NASA's Solar Observatory Freaked Out But It's Not Because of the Apocalypse

By Ria Misra on at

After more than a week offline, NASA’s Solar Dynamics Observatory—the sun-watching spacecraft responsible for these close-up images of solar flares, fire, and loops—is back. But just what caused it to glitch in the first place?

The SDO’s instruments went out on August 2nd in a planned outage during a lunar transit, when the moon crosses between the observatory and the sun. These transits are fairly common and predictable, and the SDO usually switches over into a holding-mode until the transit is over. This time, though, it got stuck there.

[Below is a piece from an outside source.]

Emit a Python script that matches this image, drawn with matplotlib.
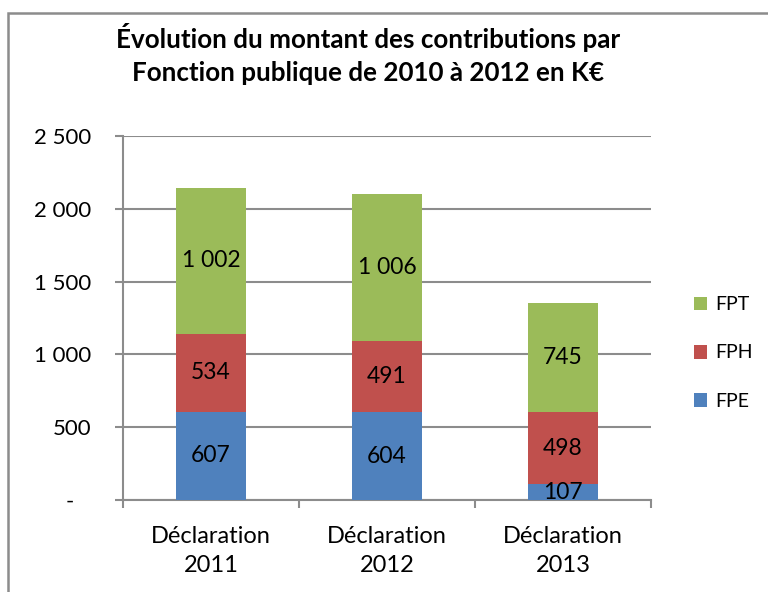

NASA's Solar Observatory Freaked Out But It's Not Because of the Apocalypse
August 2nd transit, right before SDO holding mode (Image: NASA/SDO)

The team had to revive the SDO’s science instruments one-by-one to get it back online. The first two observation instruments—the Helioseismic and Magnetic Imager and the Extreme Ultraviolet Variability Experiment—kicked back on fairly easily, within two days. But the final one—the Atmospheric Imaging Assembly, which takes pictures of plasma surrounding the sun—had to have all its software reloaded before the researchers could finally get it back in action, more than a full week after it had gone out.

Now that the AIA is back, the SDO is back to its full capacity. But, NASA cautions that they’ll need to continue to check the data and calibrate it to make sure everything is really working on the SDO just like it was before. For now, though, we can all keep enjoying the SDO images that it continues to beam back.